— DATA SHOWN —

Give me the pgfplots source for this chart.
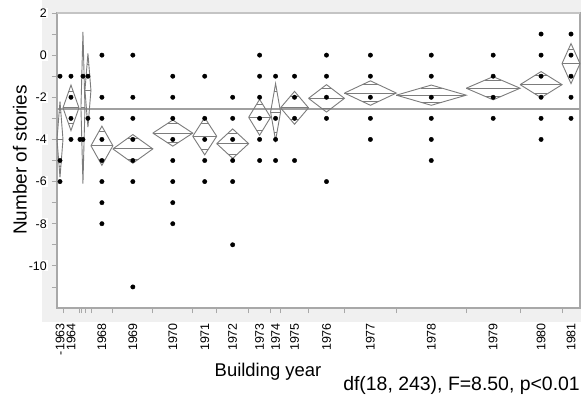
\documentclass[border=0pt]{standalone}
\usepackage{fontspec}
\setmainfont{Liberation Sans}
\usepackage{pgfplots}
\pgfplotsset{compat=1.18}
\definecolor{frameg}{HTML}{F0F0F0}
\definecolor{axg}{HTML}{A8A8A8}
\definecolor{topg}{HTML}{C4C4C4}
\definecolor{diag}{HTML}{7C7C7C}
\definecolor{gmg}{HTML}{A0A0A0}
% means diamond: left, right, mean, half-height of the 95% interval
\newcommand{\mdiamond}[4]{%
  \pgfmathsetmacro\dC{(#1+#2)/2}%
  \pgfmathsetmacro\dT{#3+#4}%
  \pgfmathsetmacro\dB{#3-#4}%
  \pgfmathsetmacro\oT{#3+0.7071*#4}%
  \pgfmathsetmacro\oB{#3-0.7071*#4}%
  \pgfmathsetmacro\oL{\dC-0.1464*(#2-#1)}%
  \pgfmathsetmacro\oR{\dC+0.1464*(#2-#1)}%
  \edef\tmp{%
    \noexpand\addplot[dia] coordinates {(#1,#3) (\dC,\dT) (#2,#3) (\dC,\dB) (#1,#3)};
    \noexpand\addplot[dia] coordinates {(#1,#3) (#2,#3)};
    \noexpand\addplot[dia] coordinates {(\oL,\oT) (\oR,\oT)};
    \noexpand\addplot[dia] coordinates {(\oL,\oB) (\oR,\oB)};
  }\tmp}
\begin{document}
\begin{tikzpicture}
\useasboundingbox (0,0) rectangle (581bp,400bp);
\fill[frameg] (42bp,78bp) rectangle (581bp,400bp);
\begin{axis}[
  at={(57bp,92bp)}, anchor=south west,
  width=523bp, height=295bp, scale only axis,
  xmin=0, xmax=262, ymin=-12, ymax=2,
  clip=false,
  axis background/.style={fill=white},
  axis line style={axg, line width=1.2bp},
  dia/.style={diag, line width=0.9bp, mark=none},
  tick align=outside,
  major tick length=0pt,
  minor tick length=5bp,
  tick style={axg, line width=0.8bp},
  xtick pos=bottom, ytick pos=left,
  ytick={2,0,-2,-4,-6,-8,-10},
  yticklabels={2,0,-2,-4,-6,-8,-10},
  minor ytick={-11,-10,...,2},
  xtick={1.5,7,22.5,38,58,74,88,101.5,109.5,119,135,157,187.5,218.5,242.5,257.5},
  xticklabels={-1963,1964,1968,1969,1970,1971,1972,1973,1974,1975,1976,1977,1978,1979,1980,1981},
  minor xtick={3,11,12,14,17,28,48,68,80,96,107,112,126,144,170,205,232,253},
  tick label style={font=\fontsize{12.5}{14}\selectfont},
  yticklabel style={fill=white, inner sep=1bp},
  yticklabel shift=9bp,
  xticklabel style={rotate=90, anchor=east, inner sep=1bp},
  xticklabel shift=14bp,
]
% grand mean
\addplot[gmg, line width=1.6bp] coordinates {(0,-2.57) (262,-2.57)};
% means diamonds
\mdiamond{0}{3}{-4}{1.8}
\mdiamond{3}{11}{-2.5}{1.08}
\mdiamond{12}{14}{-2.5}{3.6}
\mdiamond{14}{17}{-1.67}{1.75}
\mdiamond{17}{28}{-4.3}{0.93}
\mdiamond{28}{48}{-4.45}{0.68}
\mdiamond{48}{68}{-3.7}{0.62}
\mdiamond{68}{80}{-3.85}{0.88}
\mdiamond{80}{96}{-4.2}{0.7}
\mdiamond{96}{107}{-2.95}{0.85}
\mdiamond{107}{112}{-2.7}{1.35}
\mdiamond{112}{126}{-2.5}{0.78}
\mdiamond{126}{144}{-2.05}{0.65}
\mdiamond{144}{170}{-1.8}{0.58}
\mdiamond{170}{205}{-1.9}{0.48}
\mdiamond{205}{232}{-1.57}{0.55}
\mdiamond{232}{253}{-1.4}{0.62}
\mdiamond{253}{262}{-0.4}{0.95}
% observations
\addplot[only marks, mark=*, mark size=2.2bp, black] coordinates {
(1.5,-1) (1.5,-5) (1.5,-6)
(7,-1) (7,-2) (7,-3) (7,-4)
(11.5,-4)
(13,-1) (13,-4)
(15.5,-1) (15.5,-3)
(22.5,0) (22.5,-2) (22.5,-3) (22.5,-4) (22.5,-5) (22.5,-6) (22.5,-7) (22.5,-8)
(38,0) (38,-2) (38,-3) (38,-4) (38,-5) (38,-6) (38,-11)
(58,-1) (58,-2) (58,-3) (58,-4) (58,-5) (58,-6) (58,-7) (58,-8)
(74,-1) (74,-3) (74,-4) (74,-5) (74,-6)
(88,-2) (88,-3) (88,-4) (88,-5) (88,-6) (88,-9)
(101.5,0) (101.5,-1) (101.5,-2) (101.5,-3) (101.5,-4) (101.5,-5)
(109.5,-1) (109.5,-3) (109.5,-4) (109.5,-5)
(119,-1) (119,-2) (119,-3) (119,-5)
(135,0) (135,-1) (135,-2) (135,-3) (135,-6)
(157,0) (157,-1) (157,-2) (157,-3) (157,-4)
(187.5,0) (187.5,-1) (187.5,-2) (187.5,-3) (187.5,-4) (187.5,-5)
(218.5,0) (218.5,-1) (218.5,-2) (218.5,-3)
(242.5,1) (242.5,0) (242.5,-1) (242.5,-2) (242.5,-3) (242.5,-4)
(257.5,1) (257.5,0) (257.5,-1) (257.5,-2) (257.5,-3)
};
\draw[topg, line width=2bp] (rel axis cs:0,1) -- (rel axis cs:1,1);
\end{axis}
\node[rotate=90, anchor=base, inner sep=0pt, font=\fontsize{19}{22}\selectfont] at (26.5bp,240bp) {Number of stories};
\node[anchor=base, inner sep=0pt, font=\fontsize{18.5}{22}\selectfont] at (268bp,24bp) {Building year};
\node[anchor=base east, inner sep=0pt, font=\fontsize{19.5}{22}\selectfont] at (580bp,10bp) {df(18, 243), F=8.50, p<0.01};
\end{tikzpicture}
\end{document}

— PROBLEM DETAILS —
Copy all the data exactly as written, but skip any picture.

— REPLY TO THE TASK —
Give me the pgfplots source for this chart.
\documentclass[border=0pt]{standalone}
\usepackage{fontspec}
\setmainfont{Liberation Sans}
\usepackage{pgfplots}
\pgfplotsset{compat=1.18}
\definecolor{frameg}{HTML}{F0F0F0}
\definecolor{axg}{HTML}{A8A8A8}
\definecolor{topg}{HTML}{C4C4C4}
\definecolor{diag}{HTML}{7C7C7C}
\definecolor{gmg}{HTML}{A0A0A0}
% means diamond: left, right, mean, half-height of the 95% interval
\newcommand{\mdiamond}[4]{%
  \pgfmathsetmacro\dC{(#1+#2)/2}%
  \pgfmathsetmacro\dT{#3+#4}%
  \pgfmathsetmacro\dB{#3-#4}%
  \pgfmathsetmacro\oT{#3+0.7071*#4}%
  \pgfmathsetmacro\oB{#3-0.7071*#4}%
  \pgfmathsetmacro\oL{\dC-0.1464*(#2-#1)}%
  \pgfmathsetmacro\oR{\dC+0.1464*(#2-#1)}%
  \edef\tmp{%
    \noexpand\addplot[dia] coordinates {(#1,#3) (\dC,\dT) (#2,#3) (\dC,\dB) (#1,#3)};
    \noexpand\addplot[dia] coordinates {(#1,#3) (#2,#3)};
    \noexpand\addplot[dia] coordinates {(\oL,\oT) (\oR,\oT)};
    \noexpand\addplot[dia] coordinates {(\oL,\oB) (\oR,\oB)};
  }\tmp}
\begin{document}
\begin{tikzpicture}
\useasboundingbox (0,0) rectangle (581bp,400bp);
\fill[frameg] (42bp,78bp) rectangle (581bp,400bp);
\begin{axis}[
  at={(57bp,92bp)}, anchor=south west,
  width=523bp, height=295bp, scale only axis,
  xmin=0, xmax=262, ymin=-12, ymax=2,
  clip=false,
  axis background/.style={fill=white},
  axis line style={axg, line width=1.2bp},
  dia/.style={diag, line width=0.9bp, mark=none},
  tick align=outside,
  major tick length=0pt,
  minor tick length=5bp,
  tick style={axg, line width=0.8bp},
  xtick pos=bottom, ytick pos=left,
  ytick={2,0,-2,-4,-6,-8,-10},
  yticklabels={2,0,-2,-4,-6,-8,-10},
  minor ytick={-11,-10,...,2},
  xtick={1.5,7,22.5,38,58,74,88,101.5,109.5,119,135,157,187.5,218.5,242.5,257.5},
  xticklabels={-1963,1964,1968,1969,1970,1971,1972,1973,1974,1975,1976,1977,1978,1979,1980,1981},
  minor xtick={3,11,12,14,17,28,48,68,80,96,107,112,126,144,170,205,232,253},
  tick label style={font=\fontsize{12.5}{14}\selectfont},
  yticklabel style={fill=white, inner sep=1bp},
  yticklabel shift=9bp,
  xticklabel style={rotate=90, anchor=east, inner sep=1bp},
  xticklabel shift=14bp,
]
% grand mean
\addplot[gmg, line width=1.6bp] coordinates {(0,-2.57) (262,-2.57)};
% means diamonds
\mdiamond{0}{3}{-4}{1.8}
\mdiamond{3}{11}{-2.5}{1.08}
\mdiamond{12}{14}{-2.5}{3.6}
\mdiamond{14}{17}{-1.67}{1.75}
\mdiamond{17}{28}{-4.3}{0.93}
\mdiamond{28}{48}{-4.45}{0.68}
\mdiamond{48}{68}{-3.7}{0.62}
\mdiamond{68}{80}{-3.85}{0.88}
\mdiamond{80}{96}{-4.2}{0.7}
\mdiamond{96}{107}{-2.95}{0.85}
\mdiamond{107}{112}{-2.7}{1.35}
\mdiamond{112}{126}{-2.5}{0.78}
\mdiamond{126}{144}{-2.05}{0.65}
\mdiamond{144}{170}{-1.8}{0.58}
\mdiamond{170}{205}{-1.9}{0.48}
\mdiamond{205}{232}{-1.57}{0.55}
\mdiamond{232}{253}{-1.4}{0.62}
\mdiamond{253}{262}{-0.4}{0.95}
% observations
\addplot[only marks, mark=*, mark size=2.2bp, black] coordinates {
(1.5,-1) (1.5,-5) (1.5,-6)
(7,-1) (7,-2) (7,-3) (7,-4)
(11.5,-4)
(13,-1) (13,-4)
(15.5,-1) (15.5,-3)
(22.5,0) (22.5,-2) (22.5,-3) (22.5,-4) (22.5,-5) (22.5,-6) (22.5,-7) (22.5,-8)
(38,0) (38,-2) (38,-3) (38,-4) (38,-5) (38,-6) (38,-11)
(58,-1) (58,-2) (58,-3) (58,-4) (58,-5) (58,-6) (58,-7) (58,-8)
(74,-1) (74,-3) (74,-4) (74,-5) (74,-6)
(88,-2) (88,-3) (88,-4) (88,-5) (88,-6) (88,-9)
(101.5,0) (101.5,-1) (101.5,-2) (101.5,-3) (101.5,-4) (101.5,-5)
(109.5,-1) (109.5,-3) (109.5,-4) (109.5,-5)
(119,-1) (119,-2) (119,-3) (119,-5)
(135,0) (135,-1) (135,-2) (135,-3) (135,-6)
(157,0) (157,-1) (157,-2) (157,-3) (157,-4)
(187.5,0) (187.5,-1) (187.5,-2) (187.5,-3) (187.5,-4) (187.5,-5)
(218.5,0) (218.5,-1) (218.5,-2) (218.5,-3)
(242.5,1) (242.5,0) (242.5,-1) (242.5,-2) (242.5,-3) (242.5,-4)
(257.5,1) (257.5,0) (257.5,-1) (257.5,-2) (257.5,-3)
};
\draw[topg, line width=2bp] (rel axis cs:0,1) -- (rel axis cs:1,1);
\end{axis}
\node[rotate=90, anchor=base, inner sep=0pt, font=\fontsize{19}{22}\selectfont] at (26.5bp,240bp) {Number of stories};
\node[anchor=base, inner sep=0pt, font=\fontsize{18.5}{22}\selectfont] at (268bp,24bp) {Building year};
\node[anchor=base east, inner sep=0pt, font=\fontsize{19.5}{22}\selectfont] at (580bp,10bp) {df(18, 243), F=8.50, p<0.01};
\end{tikzpicture}
\end{document}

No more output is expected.